On 8 March, 2014, Zaharie Ahmad Shah radioed air traffic controllers, "Good night, Malaysia," as the Boeing 777 he was piloting left the country's airspace. A short time later, he and the 250 foot (67 metre) plane disappeared.

By daybreak, Zaharie and the 238 other people on MH370 would be at the center of the biggest airplane mystery since the disappearance of Amelia Earhart.

Authorities may never know the answers to crucial questions about what happened after that final communication:

Why did the plane end up thousands of miles off course? Who switched the transponder off, preventing anyone from tracking the aircraft? And why was there never a mayday message or a final phone call or a desperate text from a panicked passenger?

But on Monday, authorities in Malaysia conceded that they do know one thing about the final hours of flight MH370:

Inside the plane, someone was in control.

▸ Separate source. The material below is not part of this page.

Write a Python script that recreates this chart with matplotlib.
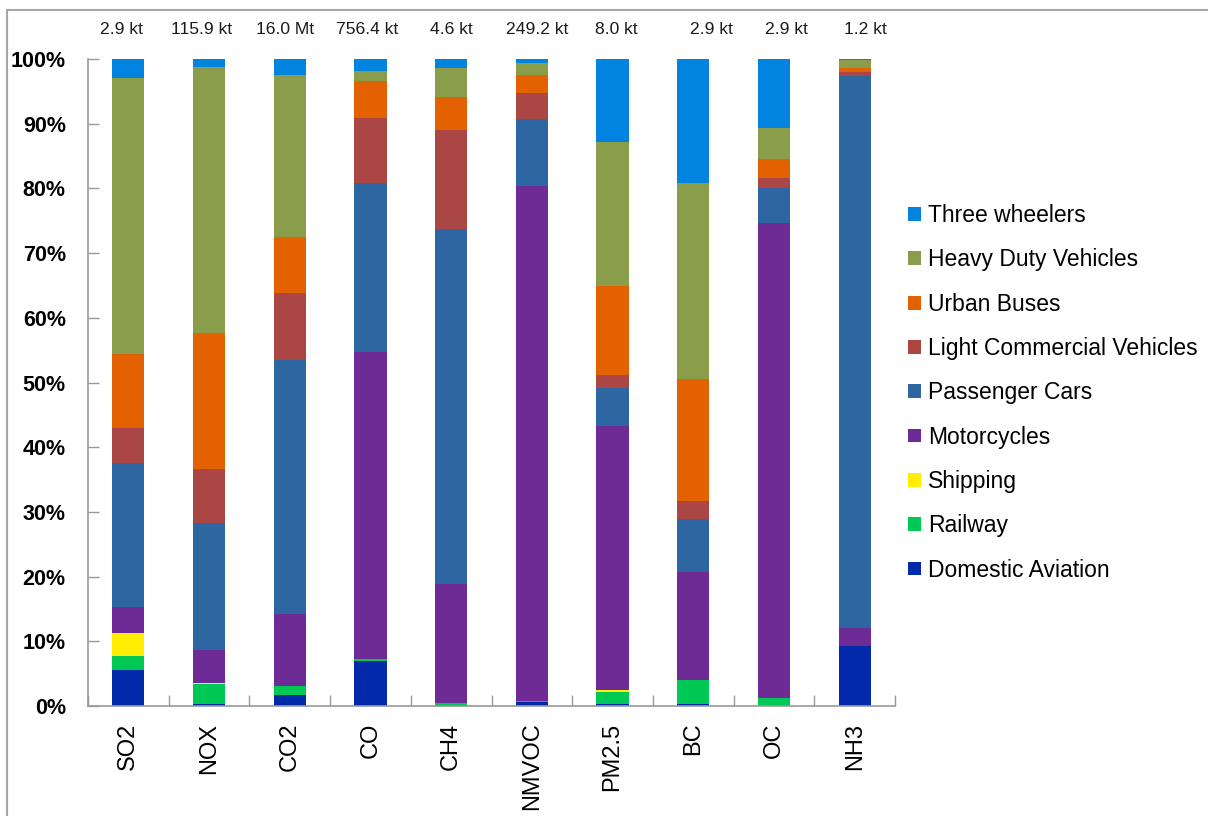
import numpy as np
import matplotlib
matplotlib.use("Agg")
import matplotlib.pyplot as plt
from matplotlib.patches import Rectangle
from matplotlib.ticker import FixedLocator

plt.rcParams['font.family'] = ['Liberation Sans', 'DejaVu Sans']

pollutants = ["SO2", "NOX", "CO2", "CO", "CH4", "NMVOC", "PM2.5", "BC", "OC", "NH3"]
totals = ["2.9 kt", "115.9 kt", "16.0 Mt", "756.4 kt", "4.6 kt",
          "249.2 kt", "8.0 kt", "2.9 kt", "2.9 kt", "1.2 kt"]

# share of each sector (%), bottom to top
domestic_aviation = [5.5, 0.3, 1.7, 7.0, 0.1, 0.6, 0.3, 0.3, 0.0, 9.3]
railway           = [2.2, 3.1, 1.4, 0.2, 0.3, 0.2, 1.9, 3.7, 1.3, 0.0]
shipping          = [3.6, 0.2, 0.0, 0.0, 0.1, 0.0, 0.2, 0.0, 0.0, 0.0]
motorcycles       = [4.0, 5.0, 11.1, 47.5, 18.4, 79.6, 40.8, 16.7, 73.4, 2.8]
passenger_cars    = [22.3, 19.7, 39.3, 26.2, 54.9, 10.4, 5.9, 8.2, 5.3, 85.2]
light_commercial  = [5.3, 8.4, 10.4, 10.0, 15.3, 3.9, 2.0, 2.8, 1.6, 0.7]
urban_buses       = [11.5, 21.0, 8.6, 5.7, 5.0, 2.9, 13.8, 18.8, 3.0, 0.6]
heavy_duty        = [42.6, 41.0, 25.1, 1.6, 4.5, 1.8, 22.2, 30.4, 4.8, 1.3]
three_wheelers    = [3.0, 1.3, 2.4, 1.8, 1.4, 0.6, 12.9, 19.1, 10.6, 0.1]

series = [
    ("Domestic Aviation", domestic_aviation, "#0129AA"),
    ("Railway", railway, "#00C855"),
    ("Shipping", shipping, "#FFEE00"),
    ("Motorcycles", motorcycles, "#6F2B95"),
    ("Passenger Cars", passenger_cars, "#2E66A1"),
    ("Light Commercial Vehicles", light_commercial, "#AA4643"),
    ("Urban Buses", urban_buses, "#E46100"),
    ("Heavy Duty Vehicles", heavy_duty, "#899D4A"),
    ("Three wheelers", three_wheelers, "#0084E0"),
]

# horizontal nudge of the total labels (in category units), as placed in the original
label_shift = [-0.08, -0.09, -0.06, -0.04, 0.0, 0.06, 0.05, 0.23, 0.15, 0.13]

fig = plt.figure(figsize=(12.08, 8.16), dpi=100)
ax = fig.add_axes([88/1208, 1 - 706/816, (895-88)/1208, (706-59)/816])

x = np.arange(len(pollutants))
total = np.sum([s[1] for s in series], axis=0)
bottom = np.zeros(len(pollutants))
for name, vals, col in series:
    pct = np.array(vals) / total * 100
    ax.bar(x, pct, width=0.4, bottom=bottom, color=col, label=name, linewidth=0)
    bottom += pct

ax.set_xlim(-0.5, len(pollutants) - 0.5)
ax.set_ylim(0, 100)

ax.set_yticks(np.arange(0, 101, 10))
ax.set_yticklabels([f"{v}%" for v in range(0, 101, 10)], fontsize=15.5, fontweight="bold")
ax.set_xticks(x)
ax.set_xticklabels(pollutants, rotation=90, fontsize=17)
ax.xaxis.set_minor_locator(FixedLocator(np.arange(-0.5, len(pollutants), 1.0)))

ax.tick_params(axis="y", direction="in", length=8, width=1, color="#999999", pad=16)
ax.tick_params(axis="x", which="major", length=0, pad=12)
ax.tick_params(axis="x", which="minor", direction="in", length=8, width=1, color="#999999")

for side in ["top", "right"]:
    ax.spines[side].set_visible(False)
for side in ["left", "bottom"]:
    ax.spines[side].set_color("#999999")
    ax.spines[side].set_linewidth(1.2)

for i, lab in enumerate(totals):
    ax.text(x[i] + label_shift[i], 103.4, lab, ha="center", va="bottom",
            fontsize=12.6, color="#1a1a1a")

handles, labels = ax.get_legend_handles_labels()
leg = ax.legend(handles[::-1], labels[::-1], loc="center left",
                bbox_to_anchor=(1.005, 0.484), frameon=False, fontsize=16.5,
                handlelength=0.55, handleheight=0.55, handletextpad=0.3,
                labelspacing=0.93, borderaxespad=0)

# grey chart-area frame
fig.add_artist(Rectangle((7/1208, -0.5), 2.0, 1.5 - 10/816, transform=fig.transFigure,
                         fill=False, edgecolor="#A6A6A6", linewidth=1.5))

fig.savefig("out.png", dpi=100)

After four years spent scouring every available detail about the final moments of the Beijing-bound flight, investigators in Malaysia determined that the plane's disappearance was not caused by a mechanical or computer malfunction.

Some person, the investigation concluded, was responsible for the plane veering off course - a direction change that doomed all 239 people aboard.

"The change in flight path probably resulted from manual inputs," the government's report said.

A system malfunction alone could not account for sudden shifts in the direction of the plane.

Investigators with the Australian Transport Safety Bureau have said that everybody on the plane - the captain, his co-pilot, the passengers and crew - was unconscious as the uncontrolled craft ran out of fuel and plunged into the Indian Ocean.

The Malaysian investigation now says that someone controlled the craft for at least some of the time after Zaharie's goodbye.

Still, Malaysian investigators said they have no way of determining who that person was - especially because the plane and most of its wreckage have not been found.

The culprit could be the pilot or the co-pilot - or "unlawful interference" from one of the other 237 people onboard who managed to get into the cockpit and wrest control from the plane's operators, Kok Soo Chon, head of the MH370 safety investigation team, said at a news conference Monday.

"We are not of the opinion it could have been an event committed by the pilots," Kok said. But he added that they are not ruling out any possibility.

The notion that a person was behind the disappearance, of course, is head-slappingly obvious to scores of investigators and conspiracy theorists who have opined on the fate of MH370.

Zaharie and co-pilot Fariq Abdul Hamid were prime suspects in the plane's disappearance from the beginning, according to news.com.au.

Although both have been cleared by the Australian government's investigation, there were rumors that Zaharie's marriage was falling apart and that he downed the plane after learning that his wife was about to leave him, the news site said.

And Zaharie is also at the center of a chilling theory posited by a team of experts gathered by the news show "60 Minutes: Australia".

The show's experts claim a suicidal Zaharie put on an oxygen mask and depressurized the Boeing 777, rendering everyone else unconscious from a lack of oxygen - and helpless to interfere with his fatal plot.

The modern aircraft tracked by satellites and radar disappeared because Zaharie wanted it to, the experts said. And the veteran pilot, who had nearly 20,000 hours of flight experience and had built a flight simulator in his home, knew exactly how to do it.

For example, at one point, he flew near the border of Malaysia and Thailand, crisscrossing into the airspace of both, Simon Hardy, a Boeing 777 senior pilot and instructor, said on "60 Minutes". But neither country was likely to see the plane as a threat because it was on the edge of their airspace.

Zaharie's suspected suicide might explain an oddity about the plane's final flight path: that unexpected turn to the left.

"Captain Zaharie dipped his wing to see Penang, his hometown," Hardy said. "It might be a long, emotional goodbye. Or a short, emotional goodbye to his hometown."

Zaharie's family members have defended him and said they were glad the official investigation cleared him of blame.

There are other theories. Some have claimed that Zaharie hijacked the plane to protest the jailing of Anwar Ibrahim, who was then the opposition leader in Malaysia, or that it was an act of terrorism.

A shadowy group called the Chinese Martyrs' Brigade has also claimed responsibility for the downing, although skeptical officials called this a hoax.

Two men on the plane were flying with phony passports, but one was apparently an asylum seeker, authorities said, and neither had terrorism links.

But all those theories - the ones by professional investigators, family members of victims and conspiracy theorists alike - lack the same thing: evidence.

There have been two official investigations that cost hundreds of millions of dollars. But only scattered pieces of wreckage have been found.

"Basically it's the same as everything else that's happened with this particular flight," Sara Norton, whose brother, Paul, died on the flight, told New Zealand news website stuff.co.nz in May about the competing theories.

"It's all assumption and supposition and opinion."